### [Record set]
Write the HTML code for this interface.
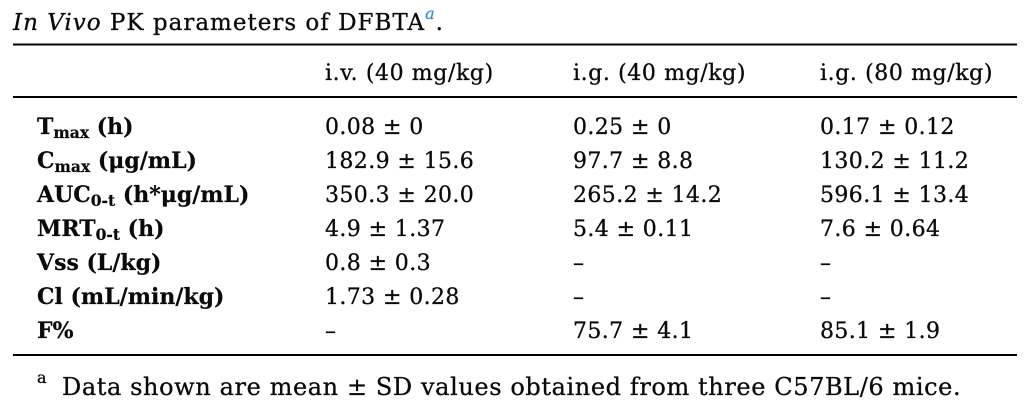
<!DOCTYPE html>
<html>
<head>
<meta charset="utf-8">
<style>
  html,body{margin:0;padding:0;background:#fff;}
  body{width:1036px;height:416px;overflow:hidden;}
  svg{display:block;}
  .t{font-family:"DejaVu Serif","Liberation Serif",serif;fill:#0a0a0a;stroke:#0a0a0a;stroke-width:0.3px;}
  .v{font-size:22px;letter-spacing:0.4px;}
  .h{font-size:22px;letter-spacing:0.6px;}
  .l{font-size:22px;font-weight:bold;letter-spacing:0px;stroke-width:0.2px;}
</style>
</head>
<body>
<svg width="1036" height="416" viewBox="0 0 1036 416" xmlns="http://www.w3.org/2000/svg">
  <rect x="0" y="0" width="1036" height="416" fill="#fff"/>
  <!-- Title -->
  <text class="t" x="13" y="30" font-size="23" letter-spacing="1.0"><tspan font-style="italic">In Vivo</tspan> PK parameters of DFBTA<tspan font-style="italic" font-size="16" fill="#3d8fd1" stroke="#3d8fd1" dy="-11">a</tspan><tspan dy="11">.</tspan></text>

  <!-- Rules -->
  <rect x="13" y="43.5" width="1004" height="2" fill="#000"/>
  <rect x="13" y="96" width="1004" height="2" fill="#000"/>
  <rect x="13" y="354" width="1004" height="2" fill="#000"/>

  <!-- Header -->
  <text class="t h" x="325" y="80">i.v. (40 mg/kg)</text>
  <text class="t h" x="573" y="80">i.g. (40 mg/kg)</text>
  <text class="t h" x="820" y="80">i.g. (80 mg/kg)</text>

  <!-- Row labels -->
  <text class="t l" x="37" y="134">T<tspan font-size="15.5" dy="4">max</tspan><tspan dy="-4"> (h)</tspan></text>
  <text class="t l" x="37" y="168">C<tspan font-size="15.5" dy="4">max</tspan><tspan dy="-4"> (μg/mL)</tspan></text>
  <text class="t l" x="37" y="202">AUC<tspan font-size="15.5" dy="4">0-t</tspan><tspan dy="-4"> (h*μg/mL)</tspan></text>
  <text class="t l" x="37" y="236">MRT<tspan font-size="15.5" dy="4">0-t</tspan><tspan dy="-4"> (h)</tspan></text>
  <text class="t l" x="37" y="270">Vss (L/kg)</text>
  <text class="t l" x="37" y="304">Cl (mL/min/kg)</text>
  <text class="t l" x="37" y="338">F%</text>

  <!-- Column 1 -->
  <text class="t v" x="325" y="134">0.08 ± 0</text>
  <text class="t v" x="325" y="168">182.9 ± 15.6</text>
  <text class="t v" x="325" y="202">350.3 ± 20.0</text>
  <text class="t v" x="325" y="236">4.9 ± 1.37</text>
  <text class="t v" x="325" y="270">0.8 ± 0.3</text>
  <text class="t v" x="325" y="304">1.73 ± 0.28</text>
  <text class="t v" x="325" y="338">–</text>

  <!-- Column 2 -->
  <text class="t v" x="573" y="134">0.25 ± 0</text>
  <text class="t v" x="573" y="168">97.7 ± 8.8</text>
  <text class="t v" x="573" y="202">265.2 ± 14.2</text>
  <text class="t v" x="573" y="236">5.4 ± 0.11</text>
  <text class="t v" x="573" y="270">–</text>
  <text class="t v" x="573" y="304">–</text>
  <text class="t v" x="573" y="338">75.7 ± 4.1</text>

  <!-- Column 3 -->
  <text class="t v" x="820" y="134">0.17 ± 0.12</text>
  <text class="t v" x="820" y="168">130.2 ± 11.2</text>
  <text class="t v" x="820" y="202">596.1 ± 13.4</text>
  <text class="t v" x="820" y="236">7.6 ± 0.64</text>
  <text class="t v" x="820" y="270">–</text>
  <text class="t v" x="820" y="304">–</text>
  <text class="t v" x="820" y="338">85.1 ± 1.9</text>

  <!-- Footnote -->
  <text class="t" x="37" y="383" font-size="16">a</text>
  <text class="t" x="62" y="395" font-size="24" letter-spacing="0.6">Data shown are mean ± SD values obtained from three C57BL/6 mice.</text>
</svg>
</body>
</html>
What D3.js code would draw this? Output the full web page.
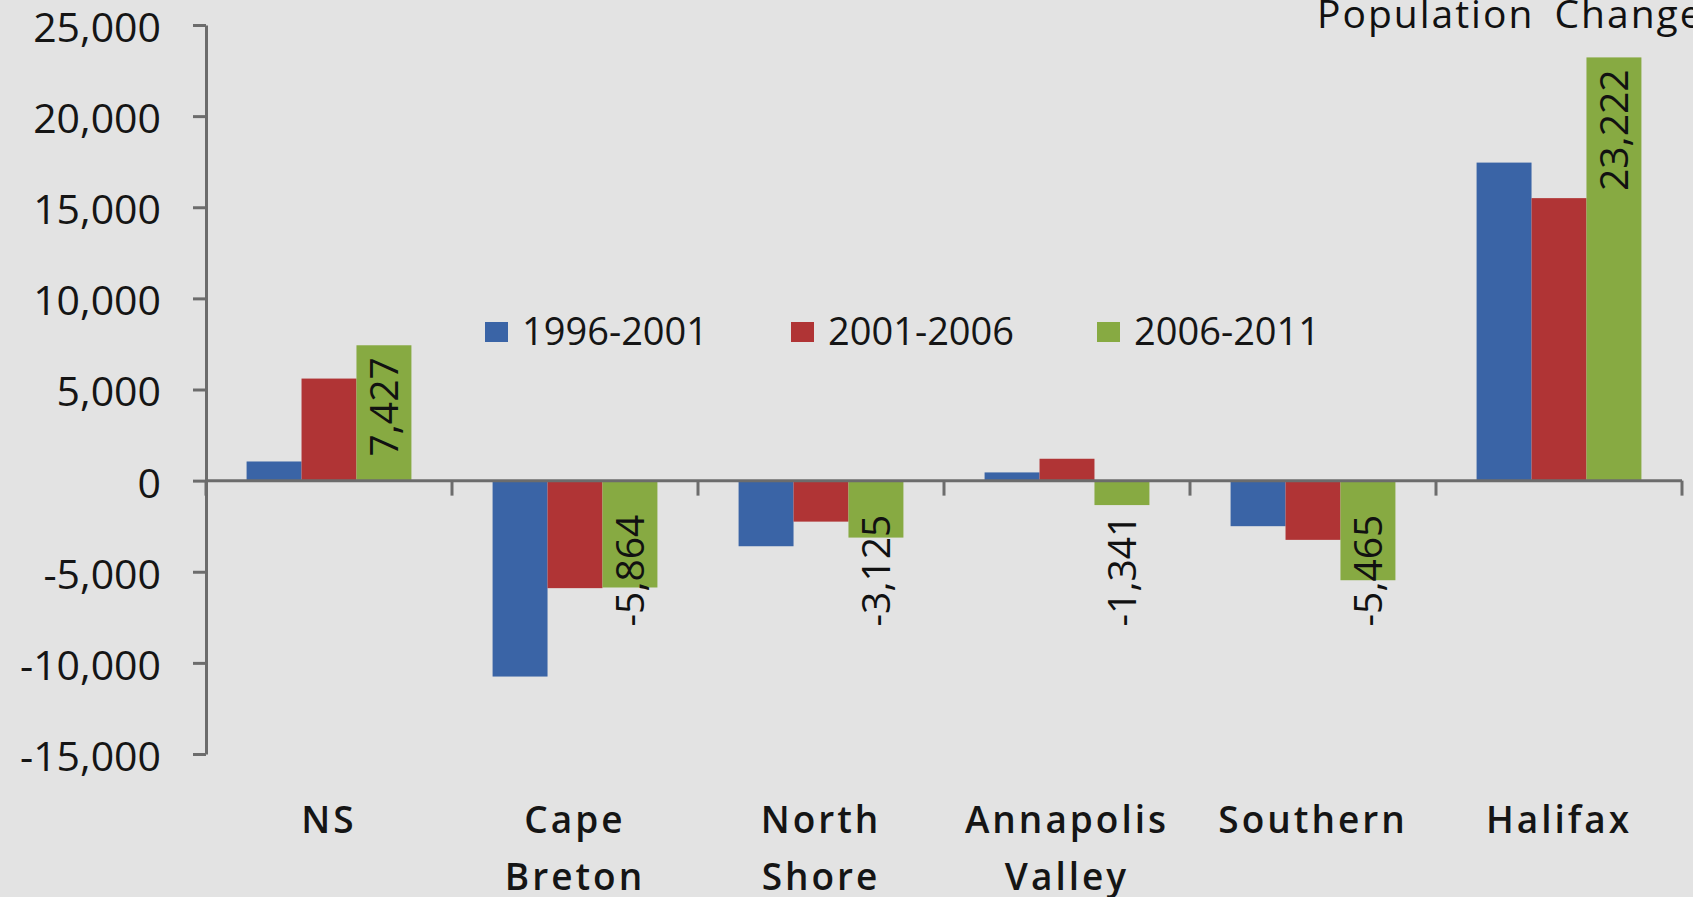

### [Exercise instructions]
Every entry must be reproduced exactly, with the images left out.

### [Final result]
Write the HTML code for this interface.
<!DOCTYPE html>
<html>
<head>
<meta charset="utf-8">
<style>
  html,body{margin:0;padding:0;background:#fff;}
  body{width:1036px;height:416px;overflow:hidden;}
  svg{display:block;}
  .t{font-family:"DejaVu Serif","Liberation Serif",serif;fill:#0a0a0a;stroke:#0a0a0a;stroke-width:0.3px;}
  .v{font-size:22px;letter-spacing:0.4px;}
  .h{font-size:22px;letter-spacing:0.6px;}
  .l{font-size:22px;font-weight:bold;letter-spacing:0px;stroke-width:0.2px;}
</style>
</head>
<body>
<svg width="1036" height="416" viewBox="0 0 1036 416" xmlns="http://www.w3.org/2000/svg">
  <rect x="0" y="0" width="1036" height="416" fill="#fff"/>
  <!-- Title -->
  <text class="t" x="13" y="30" font-size="23" letter-spacing="1.0"><tspan font-style="italic">In Vivo</tspan> PK parameters of DFBTA<tspan font-style="italic" font-size="16" fill="#3d8fd1" stroke="#3d8fd1" dy="-11">a</tspan><tspan dy="11">.</tspan></text>

  <!-- Rules -->
  <rect x="13" y="43.5" width="1004" height="2" fill="#000"/>
  <rect x="13" y="96" width="1004" height="2" fill="#000"/>
  <rect x="13" y="354" width="1004" height="2" fill="#000"/>

  <!-- Header -->
  <text class="t h" x="325" y="80">i.v. (40 mg/kg)</text>
  <text class="t h" x="573" y="80">i.g. (40 mg/kg)</text>
  <text class="t h" x="820" y="80">i.g. (80 mg/kg)</text>

  <!-- Row labels -->
  <text class="t l" x="37" y="134">T<tspan font-size="15.5" dy="4">max</tspan><tspan dy="-4"> (h)</tspan></text>
  <text class="t l" x="37" y="168">C<tspan font-size="15.5" dy="4">max</tspan><tspan dy="-4"> (μg/mL)</tspan></text>
  <text class="t l" x="37" y="202">AUC<tspan font-size="15.5" dy="4">0-t</tspan><tspan dy="-4"> (h*μg/mL)</tspan></text>
  <text class="t l" x="37" y="236">MRT<tspan font-size="15.5" dy="4">0-t</tspan><tspan dy="-4"> (h)</tspan></text>
  <text class="t l" x="37" y="270">Vss (L/kg)</text>
  <text class="t l" x="37" y="304">Cl (mL/min/kg)</text>
  <text class="t l" x="37" y="338">F%</text>

  <!-- Column 1 -->
  <text class="t v" x="325" y="134">0.08 ± 0</text>
  <text class="t v" x="325" y="168">182.9 ± 15.6</text>
  <text class="t v" x="325" y="202">350.3 ± 20.0</text>
  <text class="t v" x="325" y="236">4.9 ± 1.37</text>
  <text class="t v" x="325" y="270">0.8 ± 0.3</text>
  <text class="t v" x="325" y="304">1.73 ± 0.28</text>
  <text class="t v" x="325" y="338">–</text>

  <!-- Column 2 -->
  <text class="t v" x="573" y="134">0.25 ± 0</text>
  <text class="t v" x="573" y="168">97.7 ± 8.8</text>
  <text class="t v" x="573" y="202">265.2 ± 14.2</text>
  <text class="t v" x="573" y="236">5.4 ± 0.11</text>
  <text class="t v" x="573" y="270">–</text>
  <text class="t v" x="573" y="304">–</text>
  <text class="t v" x="573" y="338">75.7 ± 4.1</text>

  <!-- Column 3 -->
  <text class="t v" x="820" y="134">0.17 ± 0.12</text>
  <text class="t v" x="820" y="168">130.2 ± 11.2</text>
  <text class="t v" x="820" y="202">596.1 ± 13.4</text>
  <text class="t v" x="820" y="236">7.6 ± 0.64</text>
  <text class="t v" x="820" y="270">–</text>
  <text class="t v" x="820" y="304">–</text>
  <text class="t v" x="820" y="338">85.1 ± 1.9</text>

  <!-- Footnote -->
  <text class="t" x="37" y="383" font-size="16">a</text>
  <text class="t" x="62" y="395" font-size="24" letter-spacing="0.6">Data shown are mean ± SD values obtained from three C57BL/6 mice.</text>
</svg>
</body>
</html>
What D3.js code would draw this? Output the full web page.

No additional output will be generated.